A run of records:
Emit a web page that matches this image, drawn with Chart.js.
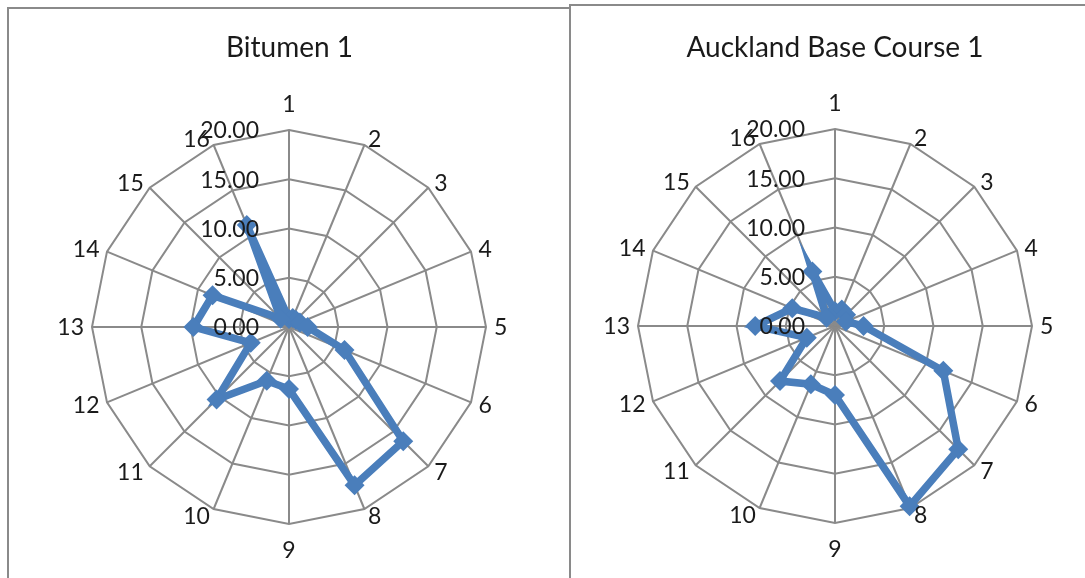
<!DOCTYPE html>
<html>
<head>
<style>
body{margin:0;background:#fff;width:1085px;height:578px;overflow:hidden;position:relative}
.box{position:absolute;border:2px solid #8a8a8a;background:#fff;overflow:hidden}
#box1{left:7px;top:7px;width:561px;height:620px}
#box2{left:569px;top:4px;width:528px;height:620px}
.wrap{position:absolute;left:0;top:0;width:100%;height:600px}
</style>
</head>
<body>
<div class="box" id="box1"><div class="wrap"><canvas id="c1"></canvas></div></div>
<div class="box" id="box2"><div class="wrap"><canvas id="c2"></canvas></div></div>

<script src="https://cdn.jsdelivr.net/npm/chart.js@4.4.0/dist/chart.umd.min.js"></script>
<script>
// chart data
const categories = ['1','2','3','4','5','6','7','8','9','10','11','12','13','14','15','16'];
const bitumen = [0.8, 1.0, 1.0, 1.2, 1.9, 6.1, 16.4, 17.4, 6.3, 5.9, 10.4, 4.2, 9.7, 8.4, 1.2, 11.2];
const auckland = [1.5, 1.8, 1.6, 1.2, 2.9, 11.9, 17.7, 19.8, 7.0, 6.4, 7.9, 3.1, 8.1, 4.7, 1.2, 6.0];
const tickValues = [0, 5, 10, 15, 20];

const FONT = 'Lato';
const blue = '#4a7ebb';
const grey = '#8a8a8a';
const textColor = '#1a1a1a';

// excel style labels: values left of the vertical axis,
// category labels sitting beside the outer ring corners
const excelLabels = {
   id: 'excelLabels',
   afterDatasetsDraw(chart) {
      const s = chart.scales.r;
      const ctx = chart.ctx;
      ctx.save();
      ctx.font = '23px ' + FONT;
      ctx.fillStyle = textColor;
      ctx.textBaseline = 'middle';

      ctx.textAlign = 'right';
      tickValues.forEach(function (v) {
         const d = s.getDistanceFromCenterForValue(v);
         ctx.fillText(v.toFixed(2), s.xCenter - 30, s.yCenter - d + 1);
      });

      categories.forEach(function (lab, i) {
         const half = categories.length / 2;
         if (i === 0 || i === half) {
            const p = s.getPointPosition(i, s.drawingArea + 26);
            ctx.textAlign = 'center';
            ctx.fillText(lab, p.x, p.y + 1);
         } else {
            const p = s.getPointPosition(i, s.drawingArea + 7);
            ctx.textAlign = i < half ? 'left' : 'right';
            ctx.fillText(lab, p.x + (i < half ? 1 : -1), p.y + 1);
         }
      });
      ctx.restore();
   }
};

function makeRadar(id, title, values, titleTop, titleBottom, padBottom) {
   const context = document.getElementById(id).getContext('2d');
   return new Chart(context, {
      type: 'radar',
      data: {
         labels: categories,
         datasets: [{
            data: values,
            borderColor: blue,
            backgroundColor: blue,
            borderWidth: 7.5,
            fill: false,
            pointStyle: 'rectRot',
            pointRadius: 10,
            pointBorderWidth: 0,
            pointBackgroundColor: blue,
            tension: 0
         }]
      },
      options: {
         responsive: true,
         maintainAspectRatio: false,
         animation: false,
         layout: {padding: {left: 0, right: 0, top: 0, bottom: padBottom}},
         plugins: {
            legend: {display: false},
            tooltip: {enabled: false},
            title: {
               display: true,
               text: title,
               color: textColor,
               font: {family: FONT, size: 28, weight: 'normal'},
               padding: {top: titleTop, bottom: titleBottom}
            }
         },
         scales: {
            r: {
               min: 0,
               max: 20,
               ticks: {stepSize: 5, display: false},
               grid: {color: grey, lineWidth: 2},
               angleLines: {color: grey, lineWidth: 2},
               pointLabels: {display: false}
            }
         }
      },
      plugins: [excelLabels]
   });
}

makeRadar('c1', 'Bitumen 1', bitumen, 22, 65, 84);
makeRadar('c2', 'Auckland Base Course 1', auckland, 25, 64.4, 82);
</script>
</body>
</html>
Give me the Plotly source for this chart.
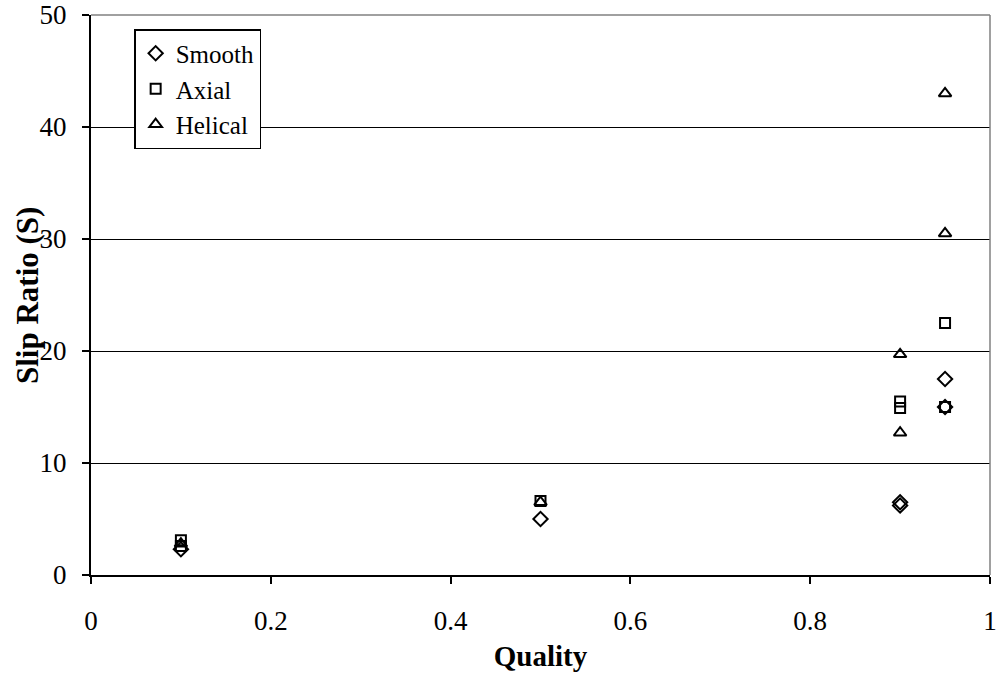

# [Set exercise]
With the pictures left out, transcribe the material exactly.

# [Answer]
Emit a web page that matches this image, drawn with Chart.js.
<!DOCTYPE html>
<html>
<head>
<style>
body{margin:0;background:#fff;width:1085px;height:578px;overflow:hidden;position:relative}
.box{position:absolute;border:2px solid #8a8a8a;background:#fff;overflow:hidden}
#box1{left:7px;top:7px;width:561px;height:620px}
#box2{left:569px;top:4px;width:528px;height:620px}
.wrap{position:absolute;left:0;top:0;width:100%;height:600px}
</style>
</head>
<body>
<div class="box" id="box1"><div class="wrap"><canvas id="c1"></canvas></div></div>
<div class="box" id="box2"><div class="wrap"><canvas id="c2"></canvas></div></div>

<script src="https://cdn.jsdelivr.net/npm/chart.js@4.4.0/dist/chart.umd.min.js"></script>
<script>
// chart data
const categories = ['1','2','3','4','5','6','7','8','9','10','11','12','13','14','15','16'];
const bitumen = [0.8, 1.0, 1.0, 1.2, 1.9, 6.1, 16.4, 17.4, 6.3, 5.9, 10.4, 4.2, 9.7, 8.4, 1.2, 11.2];
const auckland = [1.5, 1.8, 1.6, 1.2, 2.9, 11.9, 17.7, 19.8, 7.0, 6.4, 7.9, 3.1, 8.1, 4.7, 1.2, 6.0];
const tickValues = [0, 5, 10, 15, 20];

const FONT = 'Lato';
const blue = '#4a7ebb';
const grey = '#8a8a8a';
const textColor = '#1a1a1a';

// excel style labels: values left of the vertical axis,
// category labels sitting beside the outer ring corners
const excelLabels = {
   id: 'excelLabels',
   afterDatasetsDraw(chart) {
      const s = chart.scales.r;
      const ctx = chart.ctx;
      ctx.save();
      ctx.font = '23px ' + FONT;
      ctx.fillStyle = textColor;
      ctx.textBaseline = 'middle';

      ctx.textAlign = 'right';
      tickValues.forEach(function (v) {
         const d = s.getDistanceFromCenterForValue(v);
         ctx.fillText(v.toFixed(2), s.xCenter - 30, s.yCenter - d + 1);
      });

      categories.forEach(function (lab, i) {
         const half = categories.length / 2;
         if (i === 0 || i === half) {
            const p = s.getPointPosition(i, s.drawingArea + 26);
            ctx.textAlign = 'center';
            ctx.fillText(lab, p.x, p.y + 1);
         } else {
            const p = s.getPointPosition(i, s.drawingArea + 7);
            ctx.textAlign = i < half ? 'left' : 'right';
            ctx.fillText(lab, p.x + (i < half ? 1 : -1), p.y + 1);
         }
      });
      ctx.restore();
   }
};

function makeRadar(id, title, values, titleTop, titleBottom, padBottom) {
   const context = document.getElementById(id).getContext('2d');
   return new Chart(context, {
      type: 'radar',
      data: {
         labels: categories,
         datasets: [{
            data: values,
            borderColor: blue,
            backgroundColor: blue,
            borderWidth: 7.5,
            fill: false,
            pointStyle: 'rectRot',
            pointRadius: 10,
            pointBorderWidth: 0,
            pointBackgroundColor: blue,
            tension: 0
         }]
      },
      options: {
         responsive: true,
         maintainAspectRatio: false,
         animation: false,
         layout: {padding: {left: 0, right: 0, top: 0, bottom: padBottom}},
         plugins: {
            legend: {display: false},
            tooltip: {enabled: false},
            title: {
               display: true,
               text: title,
               color: textColor,
               font: {family: FONT, size: 28, weight: 'normal'},
               padding: {top: titleTop, bottom: titleBottom}
            }
         },
         scales: {
            r: {
               min: 0,
               max: 20,
               ticks: {stepSize: 5, display: false},
               grid: {color: grey, lineWidth: 2},
               angleLines: {color: grey, lineWidth: 2},
               pointLabels: {display: false}
            }
         }
      },
      plugins: [excelLabels]
   });
}

makeRadar('c1', 'Bitumen 1', bitumen, 22, 65, 84);
makeRadar('c2', 'Auckland Base Course 1', auckland, 25, 64.4, 82);
</script>
</body>
</html>
Give me the Plotly source for this chart.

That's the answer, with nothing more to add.